# How to differentiate a brownian motion?

By definition a wiener process cannot be differentiated.

But when we use Ito's lemma on $F = X^2$, where X is wiener process

we have total change in

$$dF = 2XdX + dt$$

How can we calculate $\frac{dF}{dX}$ when by definition it cannot be differentiated? Isin't this contradiction by definition?

• Have you looked at this Wikipedia page? – Bob Jansen Apr 26 '15 at 9:14
• yes...wikipedia doesn't answer my question...see my comment below. Even for writing the integral form, how do I get dF/dX. – Animesh Saxena Apr 27 '15 at 11:11
• I think you are mixing things here. The function $F: x \mapsto x^2$ is differentiable but not the Wiener process itself :) – byouness May 15 '18 at 15:51

## 3 Answers

In order to apply Ito's lemma, your function needs to be a twice-differentiable function. There is no issue with the non-differentiability of the Wiener process. $\frac{dF}{dX}$ involves differentiating F, not the Wiener process X.

Using a simple analogy: instantaneous velocity ($\frac{dD}{dt}$) is the derivative of position (D) over time; what is differentiated is not time, but distance. I believe this is where your confusion stems from.

We write the differential form of Ito formula for simplification. Actually, the differential form for Ito formula $$dF(W(t)) = 2W(t)dW(t) + dt$$ means the integral form for Ito formula, $$\int{dF} = \int{2W(t)dW(t)} + \int{dt}$$ which make sense in mathemaitcs.

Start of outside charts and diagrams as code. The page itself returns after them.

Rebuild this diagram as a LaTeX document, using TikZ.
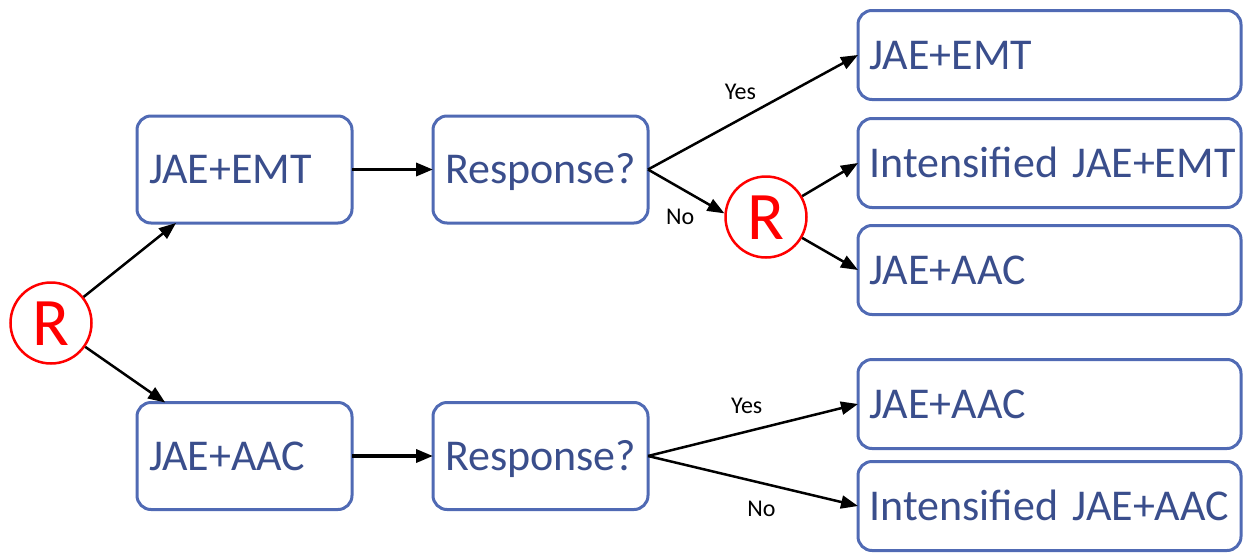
\documentclass[tikz,border=0pt]{standalone}
\usepackage{fontspec}
\setmainfont{Carlito}
\usetikzlibrary{arrows.meta,positioning}
\definecolor{boxline}{RGB}{80,106,180}
\definecolor{boxtext}{RGB}{58,78,140}
\definecolor{rand}{RGB}{255,0,0}
\hfuzz=12pt

\begin{document}
\begin{tikzpicture}[x=1pt, y=-1pt,
    arm/.style={draw=boxline, line width=3pt, rounded corners=14pt, outer sep=0pt, text=boxtext, font=\fontsize{44}{50}\selectfont, text height=28pt, text depth=0pt, inner ysep=0pt, align=left},
    stage/.style={arm, text width=191pt, inner xsep=12pt, minimum height=107pt},
    outcome/.style={arm, text width=360pt, inner xsep=11.5pt, minimum height=89pt},
    randomise/.style={circle, draw=rand, line width=2.5pt, text=rand, font=\fontsize{68}{76}\selectfont, minimum size=81pt, inner sep=0pt, text height=44pt, text depth=0pt},
    link/.style={draw, black, line width=2.5pt, -{Triangle[length=17pt,width=13pt]}},
    answer/.style={font=\fontsize{24}{28}\selectfont, inner sep=2pt}
  ]
  \useasboundingbox (0,0) rectangle (1243,552);
  \node [randomise] (r1) at (51,323) {R};
  \node [stage] (emt1) at (244.5,169.5) {JAE+EMT};
  \node [stage, right=81pt of emt1] (resp1) {Response?};
  \node [stage] (aac1) at (244.5,456) {JAE+AAC};
  \node [stage, right=81pt of aac1] (resp2) {Response?};
  \node [randomise] (r2) at (766,217) {R};
  \node [outcome] (emtyes) at (1049.5,55) {JAE+EMT};
  \node [outcome] (emtmore) at (1049.5,163) {Intensified~JAE+EMT};
  \node [outcome] (emtswitch) at (1049.5,270) {JAE+AAC};
  \node [outcome] (aacyes) at (1049.5,404) {JAE+AAC};
  \node [outcome] (aacmore) at (1049.5,506) {Intensified~JAE+AAC};

  \begin{scope}[every path/.style={link}]
  \path (r1) -- (emt1.218);
  \path (r1) -- (aac1.146);
  \path [line width=3.5pt] (emt1) -- (resp1);
  \path [line width=3.5pt] (aac1) -- (resp2);
  \path (resp1.east) -- (emtyes.west) node [answer, pos=.44, above=16pt] (yes1) {Yes};
  \path (resp1.east) -- (r2.175) node [answer, pos=.42, below=18pt] (no1) {No};
  \path (r2.30) -- (emtmore.west);
  \path (r2.-30) -- (emtswitch.west);
  \path (resp2.east) -- (aacyes.west) node [answer, pos=.47, above=15pt] (yes2) {Yes};
  \path (resp2.east) -- (aacmore.west) node [answer, pos=.54, below=15pt] (no2) {No};
  \end{scope}
\end{tikzpicture}
\end{document}
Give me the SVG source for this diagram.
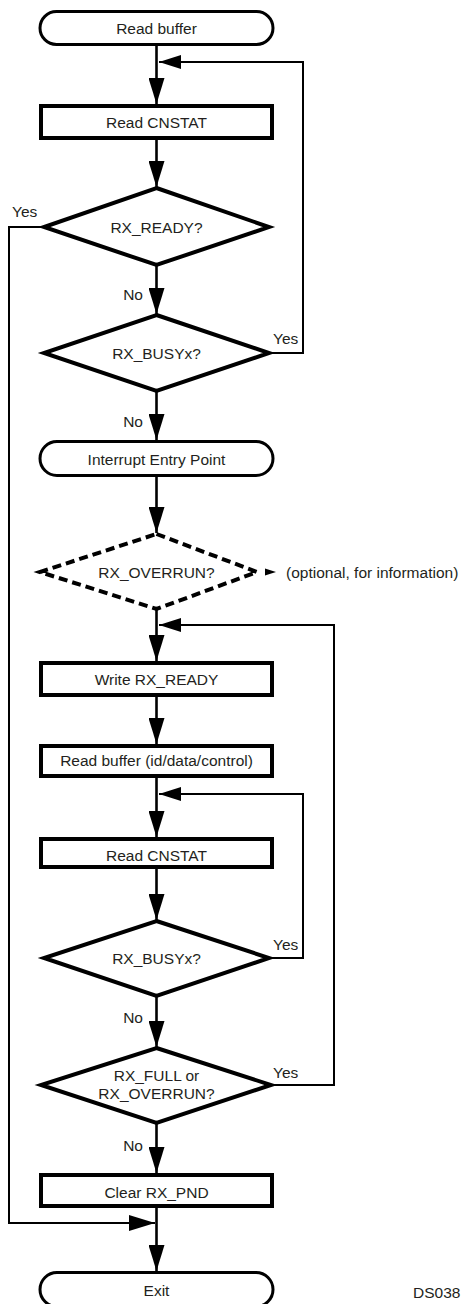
<svg xmlns="http://www.w3.org/2000/svg" width="465" height="1304" viewBox="0 0 465 1304">
<style>
  .term { fill: #fff; stroke: #000; stroke-width: 3; }
  .box { fill: #fff; stroke: #000; stroke-width: 4; }
  .dec { fill: #fff; stroke: #000; stroke-width: 4; stroke-linejoin: miter; }
  .dash { fill: #fff; stroke: #000; stroke-width: 4; stroke-dasharray: 9 5; }
  .flow { fill: none; stroke: #000; stroke-width: 2.6; }
  .loop { fill: none; stroke: #000; stroke-width: 2; }
  text { font-family: "Liberation Sans", Arial, sans-serif; font-size: 15.5px; fill: #231f20; }
  .c { text-anchor: middle; }
  .e { text-anchor: end; }
</style>
<defs>
  <marker id="aV" viewBox="0 0 26 16" refX="26" refY="8" markerWidth="26" markerHeight="16" markerUnits="userSpaceOnUse" orient="auto">
    <path d="M0,0 L26,8 L0,16 Z" fill="#000"/>
  </marker>
  <marker id="aH" viewBox="0 0 22 14" refX="22" refY="7" markerWidth="22" markerHeight="14" markerUnits="userSpaceOnUse" orient="auto">
    <path d="M0,0 L22,7 L0,14 Z" fill="#000"/>
  </marker>
</defs>

<g id="connectors">
  <line class="flow" x1="156.5" y1="46" x2="156.5" y2="104" marker-end="url(#aV)"/>
  <polyline class="loop" points="270,353 303,353 303,62 159,62" marker-end="url(#aH)"/>
  <line class="flow" x1="156.5" y1="140" x2="156.5" y2="187" marker-end="url(#aV)"/>
  <polyline class="loop" points="43,227 9,227 9,1223 155,1223" marker-end="url(#aV)"/>
  <line class="flow" x1="156.5" y1="266" x2="156.5" y2="314" marker-end="url(#aV)"/>
  <line class="flow" x1="156.5" y1="392" x2="156.5" y2="440" marker-end="url(#aV)"/>
  <line class="flow" x1="156.5" y1="477" x2="156.5" y2="533" marker-end="url(#aV)"/>
  <line class="flow" x1="156.5" y1="610" x2="156.5" y2="661" marker-end="url(#aV)"/>
  <polyline class="loop" points="272,1085 334,1085 334,625 159,625" marker-end="url(#aH)"/>
  <line class="flow" x1="156.5" y1="697" x2="156.5" y2="744" marker-end="url(#aV)"/>
  <line class="flow" x1="156.5" y1="778" x2="156.5" y2="837" marker-end="url(#aV)"/>
  <polyline class="loop" points="270,958 303,958 303,794 159,794" marker-end="url(#aH)"/>
  <line class="flow" x1="156.5" y1="869" x2="156.5" y2="920" marker-end="url(#aV)"/>
  <line class="flow" x1="156.5" y1="997" x2="156.5" y2="1047" marker-end="url(#aV)"/>
  <line class="flow" x1="156.5" y1="1124" x2="156.5" y2="1173" marker-end="url(#aV)"/>
  <line class="flow" x1="156.5" y1="1208" x2="156.5" y2="1271" marker-end="url(#aV)"/>
  <path d="M265,568.5 L276,572 L265,575.5 Z" fill="#000"/>
  <text x="12" y="217">Yes</text>
  <text class="e" x="143" y="300">No</text>
  <text x="273" y="344">Yes</text>
  <text class="e" x="143" y="427">No</text>
  <text x="273" y="950">Yes</text>
  <text class="e" x="143" y="1023">No</text>
  <text x="273" y="1078">Yes</text>
  <text class="e" x="143" y="1151">No</text>
</g>

<g id="n-read-buffer">
  <rect class="term" x="40" y="11.5" width="233" height="33" rx="16.5"/>
  <text class="c" x="156.5" y="33.5">Read buffer</text>
</g>
<g id="n-read-cnstat-1">
  <rect class="box" x="41" y="106" width="231" height="32"/>
  <text class="c" x="156.5" y="127.5">Read CNSTAT</text>
</g>
<g id="n-rx-ready">
  <polygon class="dec" points="156.5,188 269,227 156.5,265 44,227"/>
  <text class="c" x="156.5" y="232.5">RX_READY?</text>
</g>
<g id="n-rx-busy-1">
  <polygon class="dec" points="156.5,315 269,353 156.5,391 44,353"/>
  <text class="c" x="156.5" y="358.5">RX_BUSYx?</text>
</g>
<g id="n-interrupt-entry">
  <rect class="term" x="40" y="441.5" width="233" height="34" rx="17"/>
  <text class="c" x="156.5" y="464.5">Interrupt Entry Point</text>
</g>
<g id="n-rx-overrun-opt">
  <polygon class="dash" points="156.5,534 257,572 156.5,609 40,572"/>
  <text class="c" x="156.5" y="577.5">RX_OVERRUN?</text>
  <text x="286" y="577.5">(optional, for information)</text>
</g>
<g id="n-write-rx-ready">
  <rect class="box" x="41" y="663" width="231" height="32"/>
  <text class="c" x="156.5" y="684.5">Write RX_READY</text>
</g>
<g id="n-read-buffer-idc">
  <rect class="box" x="41" y="746" width="231" height="30"/>
  <text class="c" x="156.5" y="766">Read buffer (id/data/control)</text>
</g>
<g id="n-read-cnstat-2">
  <rect class="box" x="41" y="839" width="231" height="28"/>
  <text class="c" x="156.5" y="860.5">Read CNSTAT</text>
</g>
<g id="n-rx-busy-2">
  <polygon class="dec" points="156.5,921 269,958 156.5,996 44,958"/>
  <text class="c" x="156.5" y="963.5">RX_BUSYx?</text>
</g>
<g id="n-rx-full">
  <polygon class="dec" points="156.5,1048 271,1085 156.5,1123 41,1085"/>
  <text class="c" x="156.5" y="1080.5">RX_FULL or</text>
  <text class="c" x="156.5" y="1098.5">RX_OVERRUN?</text>
</g>
<g id="n-clear-rx-pnd">
  <rect class="box" x="41" y="1175" width="231" height="31"/>
  <text class="c" x="156.5" y="1197.5">Clear RX_PND</text>
</g>
<g id="n-exit">
  <rect class="term" x="40" y="1272.5" width="233" height="34" rx="17"/>
  <text class="c" x="156.5" y="1295.5">Exit</text>
</g>
<text x="413" y="1298">DS038</text>
</svg>
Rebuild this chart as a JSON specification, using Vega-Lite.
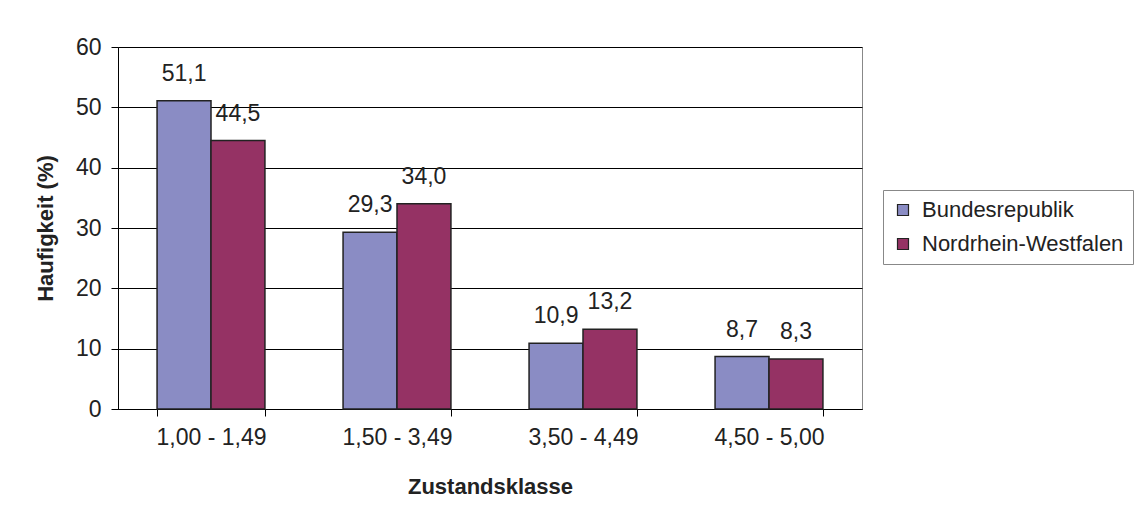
{
  "$schema": "https://vega.github.io/schema/vega-lite/v6.json",
  "width": 744,
  "height": 362,
  "autosize": "none",
  "padding": {"left": 118, "top": 47, "right": 276, "bottom": 109},
  "background": "white",
  "data": {
    "values": [
      {"klasse": "1,00 - 1,49", "gebiet": "Bundesrepublik", "wert": 51.1},
      {"klasse": "1,00 - 1,49", "gebiet": "Nordrhein-Westfalen", "wert": 44.5},
      {"klasse": "1,50 - 3,49", "gebiet": "Bundesrepublik", "wert": 29.3},
      {"klasse": "1,50 - 3,49", "gebiet": "Nordrhein-Westfalen", "wert": 34.0},
      {"klasse": "3,50 - 4,49", "gebiet": "Bundesrepublik", "wert": 10.9},
      {"klasse": "3,50 - 4,49", "gebiet": "Nordrhein-Westfalen", "wert": 13.2},
      {"klasse": "4,50 - 5,00", "gebiet": "Bundesrepublik", "wert": 8.7},
      {"klasse": "4,50 - 5,00", "gebiet": "Nordrhein-Westfalen", "wert": 8.3}
    ]
  },
  "encoding": {
    "x": {
      "field": "klasse", "type": "nominal", "sort": null,
      "scale": {"paddingInner": 0.42, "paddingOuter": 0.21},
      "axis": {
        "title": "Zustandsklasse", "labelAngle": 0, "tickBand": "extent",
        "domainColor": "black", "tickColor": "black", "tickSize": 7,
        "labelFontSize": 23, "labelPadding": 10, "labelColor": "#222",
        "titleFontSize": 22, "titleFontWeight": "bold", "titlePadding": 27, "titleColor": "#222"
      }
    },
    "xOffset": {"field": "gebiet", "type": "nominal", "sort": null, "scale": {"paddingInner": 0, "paddingOuter": 0}},
    "y": {
      "field": "wert", "type": "quantitative",
      "scale": {"domain": [0, 60], "nice": false},
      "axis": {
        "title": "Haufigkeit (%)", "values": [0, 10, 20, 30, 40, 50, 60],
        "format": "d", "grid": true, "gridColor": "black", "gridOpacity": 1,
        "domainColor": "black", "tickColor": "black", "tickSize": 7,
        "labelFontSize": 23, "labelPadding": 10, "labelColor": "#222",
        "titleFontSize": 22, "titleFontWeight": "bold", "titlePadding": 18, "titleColor": "#222"
      }
    }
  },
  "layer": [
    {
      "mark": {"type": "bar", "stroke": "#222", "strokeWidth": 1.5},
      "encoding": {
        "color": {
          "field": "gebiet", "type": "nominal", "sort": null,
          "scale": {"domain": ["Bundesrepublik", "Nordrhein-Westfalen"], "range": ["#8a8cc4", "#953264"]},
          "legend": {
            "title": null, "orient": "none", "legendX": 765, "legendY": 143,
            "symbolType": "square", "symbolSize": 121, "symbolStrokeColor": "#222", "symbolStrokeWidth": 1.2,
            "labelFontSize": 22, "labelColor": "#222", "labelOffset": 8,
            "strokeColor": "#888", "padding": 9, "rowPadding": 12, "fillColor": "white",
            "labelLimit": 300
          }
        }
      }
    },
    {
      "mark": {"type": "text", "fontSize": 23, "dy": -27, "color": "#222"},
      "encoding": {
        "text": {"field": "wert", "type": "quantitative", "format": ".1f"}
      }
    }
  ],
  "config": {
    "font": "Liberation Sans",
    "locale": {"number": {"decimal": ",", "thousands": ".", "grouping": [3], "currency": ["", " €"]}},
    "view": {"stroke": "#888", "strokeWidth": 1}
  }
}
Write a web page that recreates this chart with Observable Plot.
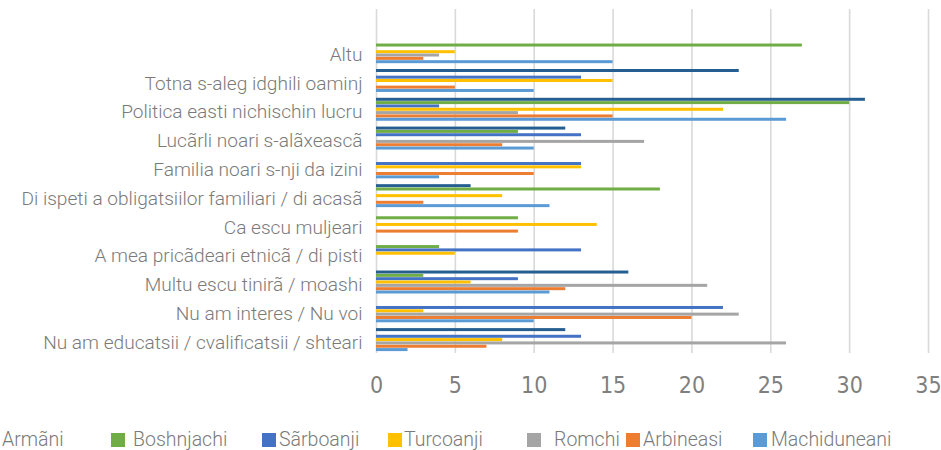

• k but for writing that formua where do you get the first term 2W, you get it by doing dF/dX or 2X, so why dF/dX is possible here? – Animesh Saxena Apr 27 '15 at 11:10
• We get $2W(t)$ by using Ito formula. And I think ocstl answered your question. – logistic Apr 27 '15 at 13:29

You are right that a Wiener process can not be differenciated in the conventional way since the derivative in respect to time does not exist. For this reason Ito lemma should be used to integrate and differenciate Brownian or Wiener processes as these are considered ito processes.